## [TASK INSTRUCTIONS]
Take the line containing "Rebuild this chart", the line containing "var fontSize = 16;", and all lines between them, and transcribe them exactly. Leave out pictures.

## [DATA EXTRACT]
——
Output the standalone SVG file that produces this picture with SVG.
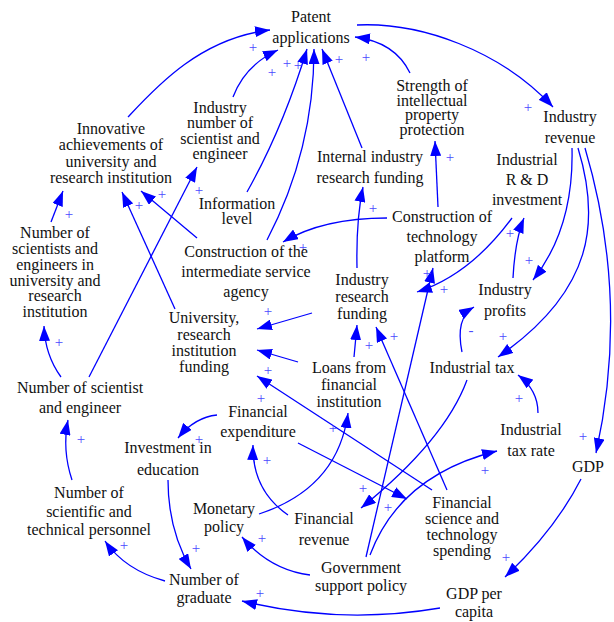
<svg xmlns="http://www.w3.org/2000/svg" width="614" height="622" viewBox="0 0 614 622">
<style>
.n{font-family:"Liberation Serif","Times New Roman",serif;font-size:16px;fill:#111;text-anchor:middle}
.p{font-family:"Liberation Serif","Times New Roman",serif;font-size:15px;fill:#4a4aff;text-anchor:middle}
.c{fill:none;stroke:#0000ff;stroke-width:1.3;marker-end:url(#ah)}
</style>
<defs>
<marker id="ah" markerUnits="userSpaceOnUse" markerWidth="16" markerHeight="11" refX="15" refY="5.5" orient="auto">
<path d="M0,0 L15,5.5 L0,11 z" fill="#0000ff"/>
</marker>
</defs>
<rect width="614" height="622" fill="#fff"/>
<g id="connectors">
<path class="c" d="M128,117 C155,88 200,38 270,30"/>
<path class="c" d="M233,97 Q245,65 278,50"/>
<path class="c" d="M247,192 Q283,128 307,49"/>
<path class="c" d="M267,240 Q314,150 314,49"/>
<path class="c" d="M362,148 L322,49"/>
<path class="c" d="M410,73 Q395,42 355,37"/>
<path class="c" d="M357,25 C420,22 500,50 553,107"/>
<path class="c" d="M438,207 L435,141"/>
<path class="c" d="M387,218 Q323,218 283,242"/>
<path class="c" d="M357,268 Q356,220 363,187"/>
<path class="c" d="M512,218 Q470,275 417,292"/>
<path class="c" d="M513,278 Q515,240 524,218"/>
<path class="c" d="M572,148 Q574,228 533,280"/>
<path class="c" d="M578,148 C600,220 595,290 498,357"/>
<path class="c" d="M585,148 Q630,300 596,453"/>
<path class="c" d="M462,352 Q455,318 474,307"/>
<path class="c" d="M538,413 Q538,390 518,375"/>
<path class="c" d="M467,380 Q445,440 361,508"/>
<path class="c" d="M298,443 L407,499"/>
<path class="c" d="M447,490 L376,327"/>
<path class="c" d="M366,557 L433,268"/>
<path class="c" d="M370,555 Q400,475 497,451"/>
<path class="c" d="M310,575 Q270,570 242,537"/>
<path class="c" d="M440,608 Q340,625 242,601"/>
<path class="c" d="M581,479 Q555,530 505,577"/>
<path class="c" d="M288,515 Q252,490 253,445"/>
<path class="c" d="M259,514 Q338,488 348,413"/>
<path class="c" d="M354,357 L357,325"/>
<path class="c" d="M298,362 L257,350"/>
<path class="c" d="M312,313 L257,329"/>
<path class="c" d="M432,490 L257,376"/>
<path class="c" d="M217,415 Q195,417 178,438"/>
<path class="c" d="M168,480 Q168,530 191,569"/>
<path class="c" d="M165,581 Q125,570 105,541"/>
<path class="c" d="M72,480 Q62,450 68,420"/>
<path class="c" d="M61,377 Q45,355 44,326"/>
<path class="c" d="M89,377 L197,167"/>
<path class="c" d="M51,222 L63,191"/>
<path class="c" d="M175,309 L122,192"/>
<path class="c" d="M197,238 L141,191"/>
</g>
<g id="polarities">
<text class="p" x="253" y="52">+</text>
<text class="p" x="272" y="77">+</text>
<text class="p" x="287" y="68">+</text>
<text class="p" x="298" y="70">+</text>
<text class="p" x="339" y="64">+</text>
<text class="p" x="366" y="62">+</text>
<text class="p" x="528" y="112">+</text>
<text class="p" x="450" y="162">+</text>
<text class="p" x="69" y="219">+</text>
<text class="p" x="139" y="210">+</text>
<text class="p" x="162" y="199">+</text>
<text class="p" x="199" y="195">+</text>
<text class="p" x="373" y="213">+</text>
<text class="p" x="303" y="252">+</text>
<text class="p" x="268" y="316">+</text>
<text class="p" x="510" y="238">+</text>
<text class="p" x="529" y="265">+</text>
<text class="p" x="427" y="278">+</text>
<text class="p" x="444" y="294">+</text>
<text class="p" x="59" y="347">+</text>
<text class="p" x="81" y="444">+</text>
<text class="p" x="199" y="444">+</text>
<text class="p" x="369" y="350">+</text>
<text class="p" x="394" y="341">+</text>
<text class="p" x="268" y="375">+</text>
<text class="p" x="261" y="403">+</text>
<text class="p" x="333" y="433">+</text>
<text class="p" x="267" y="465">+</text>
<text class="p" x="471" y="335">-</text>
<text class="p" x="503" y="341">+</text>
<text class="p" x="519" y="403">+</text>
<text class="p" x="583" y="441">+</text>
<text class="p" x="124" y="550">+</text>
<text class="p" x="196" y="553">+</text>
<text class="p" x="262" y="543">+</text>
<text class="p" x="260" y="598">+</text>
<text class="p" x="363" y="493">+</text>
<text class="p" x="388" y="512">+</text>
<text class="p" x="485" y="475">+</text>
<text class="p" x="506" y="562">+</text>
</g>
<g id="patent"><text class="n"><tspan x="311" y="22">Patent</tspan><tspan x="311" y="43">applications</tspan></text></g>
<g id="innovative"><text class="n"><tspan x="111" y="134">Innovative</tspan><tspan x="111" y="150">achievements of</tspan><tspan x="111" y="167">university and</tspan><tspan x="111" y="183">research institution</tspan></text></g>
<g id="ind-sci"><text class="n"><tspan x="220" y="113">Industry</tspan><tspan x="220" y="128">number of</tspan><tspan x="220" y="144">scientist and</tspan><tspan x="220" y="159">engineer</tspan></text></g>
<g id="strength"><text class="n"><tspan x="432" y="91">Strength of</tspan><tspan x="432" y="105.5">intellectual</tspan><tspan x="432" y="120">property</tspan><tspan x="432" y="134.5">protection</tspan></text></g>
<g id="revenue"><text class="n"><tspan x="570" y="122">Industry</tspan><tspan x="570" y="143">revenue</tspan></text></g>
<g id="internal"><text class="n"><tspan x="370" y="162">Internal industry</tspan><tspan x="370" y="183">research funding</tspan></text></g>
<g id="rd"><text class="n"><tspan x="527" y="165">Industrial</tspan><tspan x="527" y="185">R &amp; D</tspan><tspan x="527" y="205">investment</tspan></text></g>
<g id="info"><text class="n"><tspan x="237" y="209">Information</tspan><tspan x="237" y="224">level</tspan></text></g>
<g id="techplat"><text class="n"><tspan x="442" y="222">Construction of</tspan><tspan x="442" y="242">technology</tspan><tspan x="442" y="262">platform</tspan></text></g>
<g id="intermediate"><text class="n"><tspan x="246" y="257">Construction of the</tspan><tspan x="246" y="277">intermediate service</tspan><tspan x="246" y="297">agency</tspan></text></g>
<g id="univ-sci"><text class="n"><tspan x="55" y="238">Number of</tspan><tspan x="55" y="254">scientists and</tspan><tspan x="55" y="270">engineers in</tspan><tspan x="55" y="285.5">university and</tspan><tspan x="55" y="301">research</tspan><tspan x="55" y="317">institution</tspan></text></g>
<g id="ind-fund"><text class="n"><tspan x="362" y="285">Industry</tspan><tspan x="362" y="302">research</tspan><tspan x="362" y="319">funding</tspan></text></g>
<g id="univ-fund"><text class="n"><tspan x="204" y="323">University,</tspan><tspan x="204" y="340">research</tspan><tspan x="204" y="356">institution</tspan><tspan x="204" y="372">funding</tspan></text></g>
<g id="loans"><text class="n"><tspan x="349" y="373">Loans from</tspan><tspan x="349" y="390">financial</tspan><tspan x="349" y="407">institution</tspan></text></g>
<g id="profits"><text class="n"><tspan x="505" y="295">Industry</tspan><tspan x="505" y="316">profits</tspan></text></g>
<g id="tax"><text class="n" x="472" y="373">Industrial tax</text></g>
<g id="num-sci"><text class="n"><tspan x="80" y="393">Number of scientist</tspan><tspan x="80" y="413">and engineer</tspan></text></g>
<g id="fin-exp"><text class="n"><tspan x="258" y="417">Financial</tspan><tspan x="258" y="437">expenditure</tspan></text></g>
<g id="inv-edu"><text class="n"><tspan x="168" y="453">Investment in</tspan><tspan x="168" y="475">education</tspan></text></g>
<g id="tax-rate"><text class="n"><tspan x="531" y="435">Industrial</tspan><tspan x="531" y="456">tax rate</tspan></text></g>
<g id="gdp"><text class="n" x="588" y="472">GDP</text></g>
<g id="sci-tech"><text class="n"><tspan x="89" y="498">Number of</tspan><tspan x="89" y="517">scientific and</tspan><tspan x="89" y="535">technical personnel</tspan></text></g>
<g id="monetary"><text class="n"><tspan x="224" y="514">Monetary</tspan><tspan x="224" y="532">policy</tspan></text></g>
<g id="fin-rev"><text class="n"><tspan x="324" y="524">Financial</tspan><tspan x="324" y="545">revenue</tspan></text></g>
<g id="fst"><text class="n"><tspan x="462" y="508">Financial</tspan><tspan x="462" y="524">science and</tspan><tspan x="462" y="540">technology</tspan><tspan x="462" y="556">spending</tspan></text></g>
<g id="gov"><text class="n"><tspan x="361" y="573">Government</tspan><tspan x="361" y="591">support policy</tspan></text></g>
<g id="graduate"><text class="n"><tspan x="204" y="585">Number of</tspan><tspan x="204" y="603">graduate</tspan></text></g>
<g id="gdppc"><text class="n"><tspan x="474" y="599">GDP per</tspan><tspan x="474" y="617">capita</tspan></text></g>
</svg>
——
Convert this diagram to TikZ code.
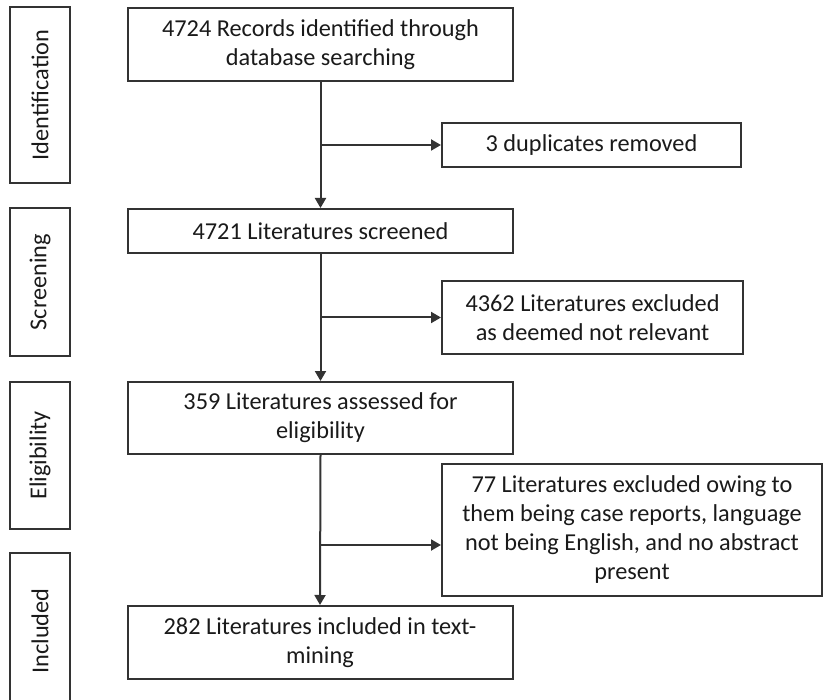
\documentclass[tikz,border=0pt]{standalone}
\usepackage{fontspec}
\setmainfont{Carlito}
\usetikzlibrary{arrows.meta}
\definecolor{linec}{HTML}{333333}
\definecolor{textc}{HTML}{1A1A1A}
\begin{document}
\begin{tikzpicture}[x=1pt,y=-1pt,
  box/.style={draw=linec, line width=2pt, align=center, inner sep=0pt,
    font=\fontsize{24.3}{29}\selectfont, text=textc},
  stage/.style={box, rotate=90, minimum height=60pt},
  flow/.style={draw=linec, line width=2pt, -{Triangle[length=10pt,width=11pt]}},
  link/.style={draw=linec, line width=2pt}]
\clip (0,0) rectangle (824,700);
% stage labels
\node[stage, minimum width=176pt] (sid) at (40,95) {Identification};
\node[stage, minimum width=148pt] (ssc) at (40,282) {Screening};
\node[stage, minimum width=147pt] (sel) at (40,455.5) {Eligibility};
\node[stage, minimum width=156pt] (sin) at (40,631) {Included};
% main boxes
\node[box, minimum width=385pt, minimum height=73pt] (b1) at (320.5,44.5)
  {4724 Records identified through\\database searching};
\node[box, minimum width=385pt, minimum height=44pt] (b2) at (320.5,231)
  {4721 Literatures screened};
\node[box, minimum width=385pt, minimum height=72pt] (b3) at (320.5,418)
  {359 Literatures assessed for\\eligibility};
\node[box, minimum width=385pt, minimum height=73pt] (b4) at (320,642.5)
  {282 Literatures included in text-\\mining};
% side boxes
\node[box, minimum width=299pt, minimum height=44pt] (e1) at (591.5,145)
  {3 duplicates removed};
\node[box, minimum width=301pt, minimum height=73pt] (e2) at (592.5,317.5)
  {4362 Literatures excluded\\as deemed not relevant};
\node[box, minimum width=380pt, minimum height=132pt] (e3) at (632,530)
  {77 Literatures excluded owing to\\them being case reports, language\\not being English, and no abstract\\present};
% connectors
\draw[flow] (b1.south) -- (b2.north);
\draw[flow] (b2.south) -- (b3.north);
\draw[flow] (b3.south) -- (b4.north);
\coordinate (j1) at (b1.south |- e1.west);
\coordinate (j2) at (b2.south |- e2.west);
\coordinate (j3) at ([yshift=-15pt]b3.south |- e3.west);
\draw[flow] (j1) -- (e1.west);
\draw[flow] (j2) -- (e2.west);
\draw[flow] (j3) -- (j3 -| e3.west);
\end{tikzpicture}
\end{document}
——
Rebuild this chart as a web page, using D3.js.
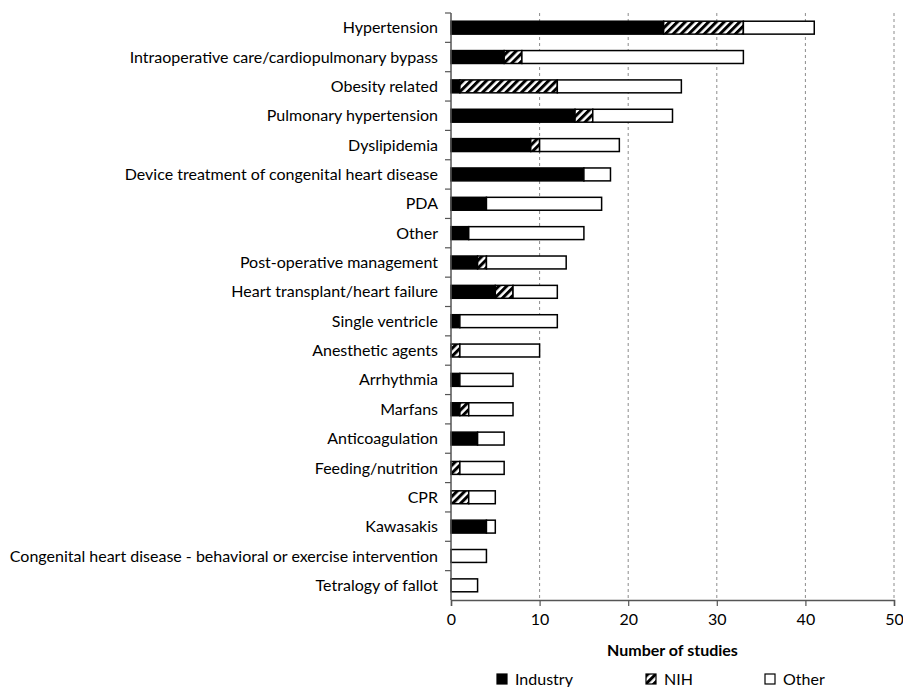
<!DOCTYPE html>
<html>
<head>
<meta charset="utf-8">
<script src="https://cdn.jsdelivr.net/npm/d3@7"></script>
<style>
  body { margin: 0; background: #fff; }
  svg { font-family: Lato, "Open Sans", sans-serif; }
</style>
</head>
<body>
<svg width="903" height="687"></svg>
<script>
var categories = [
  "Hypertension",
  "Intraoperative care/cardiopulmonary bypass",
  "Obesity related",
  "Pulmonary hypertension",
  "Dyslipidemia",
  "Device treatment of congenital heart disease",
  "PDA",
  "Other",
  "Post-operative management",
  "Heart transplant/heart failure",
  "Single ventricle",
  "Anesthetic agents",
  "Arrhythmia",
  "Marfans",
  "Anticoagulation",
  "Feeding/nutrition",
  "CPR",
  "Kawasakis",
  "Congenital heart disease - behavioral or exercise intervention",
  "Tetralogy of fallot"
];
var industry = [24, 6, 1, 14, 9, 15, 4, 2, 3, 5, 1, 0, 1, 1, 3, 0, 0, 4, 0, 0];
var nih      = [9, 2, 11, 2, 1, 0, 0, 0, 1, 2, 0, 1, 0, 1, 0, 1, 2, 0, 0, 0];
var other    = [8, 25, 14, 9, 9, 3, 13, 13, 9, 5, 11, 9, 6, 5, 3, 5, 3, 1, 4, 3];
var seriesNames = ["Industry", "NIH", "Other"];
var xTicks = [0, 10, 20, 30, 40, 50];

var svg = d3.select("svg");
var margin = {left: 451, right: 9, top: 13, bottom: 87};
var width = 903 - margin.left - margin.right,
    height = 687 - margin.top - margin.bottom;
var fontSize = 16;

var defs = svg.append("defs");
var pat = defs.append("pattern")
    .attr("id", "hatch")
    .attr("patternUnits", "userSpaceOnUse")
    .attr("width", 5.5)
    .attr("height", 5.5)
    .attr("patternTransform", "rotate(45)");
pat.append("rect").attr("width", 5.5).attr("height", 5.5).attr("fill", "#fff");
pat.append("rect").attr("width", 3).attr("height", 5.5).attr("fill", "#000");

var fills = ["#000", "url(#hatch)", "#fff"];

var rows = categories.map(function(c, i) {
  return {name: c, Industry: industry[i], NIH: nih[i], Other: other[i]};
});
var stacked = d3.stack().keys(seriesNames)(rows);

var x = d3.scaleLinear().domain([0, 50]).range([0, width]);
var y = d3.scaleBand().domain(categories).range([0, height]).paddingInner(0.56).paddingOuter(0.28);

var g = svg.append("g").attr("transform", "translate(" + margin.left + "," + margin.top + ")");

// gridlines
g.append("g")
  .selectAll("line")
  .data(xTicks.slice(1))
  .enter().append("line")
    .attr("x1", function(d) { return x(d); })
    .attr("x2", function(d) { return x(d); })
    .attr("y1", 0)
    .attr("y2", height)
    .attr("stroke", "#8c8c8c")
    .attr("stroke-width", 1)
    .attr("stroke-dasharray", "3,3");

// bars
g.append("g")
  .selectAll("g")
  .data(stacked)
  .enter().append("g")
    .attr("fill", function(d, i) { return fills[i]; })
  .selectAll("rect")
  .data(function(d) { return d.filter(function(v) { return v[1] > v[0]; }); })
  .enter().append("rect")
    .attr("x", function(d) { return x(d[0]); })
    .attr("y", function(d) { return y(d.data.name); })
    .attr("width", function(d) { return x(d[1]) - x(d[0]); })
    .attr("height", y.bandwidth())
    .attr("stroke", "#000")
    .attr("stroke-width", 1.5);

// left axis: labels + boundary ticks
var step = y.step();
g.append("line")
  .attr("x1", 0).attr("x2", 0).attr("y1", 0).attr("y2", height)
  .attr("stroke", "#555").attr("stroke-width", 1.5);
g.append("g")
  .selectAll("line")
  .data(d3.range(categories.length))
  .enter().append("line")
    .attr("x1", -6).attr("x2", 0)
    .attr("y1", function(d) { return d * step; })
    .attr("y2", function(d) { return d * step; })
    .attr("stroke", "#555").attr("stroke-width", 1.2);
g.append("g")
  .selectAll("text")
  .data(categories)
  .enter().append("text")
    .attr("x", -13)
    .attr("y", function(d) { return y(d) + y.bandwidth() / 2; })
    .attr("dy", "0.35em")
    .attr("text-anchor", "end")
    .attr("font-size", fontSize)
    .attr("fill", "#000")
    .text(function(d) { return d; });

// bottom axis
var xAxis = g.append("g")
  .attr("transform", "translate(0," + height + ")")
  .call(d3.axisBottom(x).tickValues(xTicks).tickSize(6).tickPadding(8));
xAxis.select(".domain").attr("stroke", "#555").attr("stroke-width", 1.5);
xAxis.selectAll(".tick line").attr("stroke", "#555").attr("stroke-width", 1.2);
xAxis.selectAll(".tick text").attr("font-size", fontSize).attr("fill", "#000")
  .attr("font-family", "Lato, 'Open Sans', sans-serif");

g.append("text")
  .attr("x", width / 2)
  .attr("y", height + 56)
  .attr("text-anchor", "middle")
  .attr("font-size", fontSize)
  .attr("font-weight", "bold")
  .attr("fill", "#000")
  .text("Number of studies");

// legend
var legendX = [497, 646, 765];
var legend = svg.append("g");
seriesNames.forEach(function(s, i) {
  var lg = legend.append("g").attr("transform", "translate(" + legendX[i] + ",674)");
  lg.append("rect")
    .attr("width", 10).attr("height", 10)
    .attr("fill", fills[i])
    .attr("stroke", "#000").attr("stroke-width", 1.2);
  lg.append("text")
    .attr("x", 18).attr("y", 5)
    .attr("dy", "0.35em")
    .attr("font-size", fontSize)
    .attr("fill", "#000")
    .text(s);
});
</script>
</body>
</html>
——
## [SOLVED PROBLEM]
Rebuild this chart as a web page, using D3.js.
<!DOCTYPE html>
<html>
<head>
<meta charset="utf-8">
<script src="https://cdn.jsdelivr.net/npm/d3@7"></script>
<style>
  body { margin: 0; background: #fff; }
  svg { font-family: Lato, "Open Sans", sans-serif; }
</style>
</head>
<body>
<svg width="903" height="687"></svg>
<script>
var categories = [
  "Hypertension",
  "Intraoperative care/cardiopulmonary bypass",
  "Obesity related",
  "Pulmonary hypertension",
  "Dyslipidemia",
  "Device treatment of congenital heart disease",
  "PDA",
  "Other",
  "Post-operative management",
  "Heart transplant/heart failure",
  "Single ventricle",
  "Anesthetic agents",
  "Arrhythmia",
  "Marfans",
  "Anticoagulation",
  "Feeding/nutrition",
  "CPR",
  "Kawasakis",
  "Congenital heart disease - behavioral or exercise intervention",
  "Tetralogy of fallot"
];
var industry = [24, 6, 1, 14, 9, 15, 4, 2, 3, 5, 1, 0, 1, 1, 3, 0, 0, 4, 0, 0];
var nih      = [9, 2, 11, 2, 1, 0, 0, 0, 1, 2, 0, 1, 0, 1, 0, 1, 2, 0, 0, 0];
var other    = [8, 25, 14, 9, 9, 3, 13, 13, 9, 5, 11, 9, 6, 5, 3, 5, 3, 1, 4, 3];
var seriesNames = ["Industry", "NIH", "Other"];
var xTicks = [0, 10, 20, 30, 40, 50];

var svg = d3.select("svg");
var margin = {left: 451, right: 9, top: 13, bottom: 87};
var width = 903 - margin.left - margin.right,
    height = 687 - margin.top - margin.bottom;
var fontSize = 16;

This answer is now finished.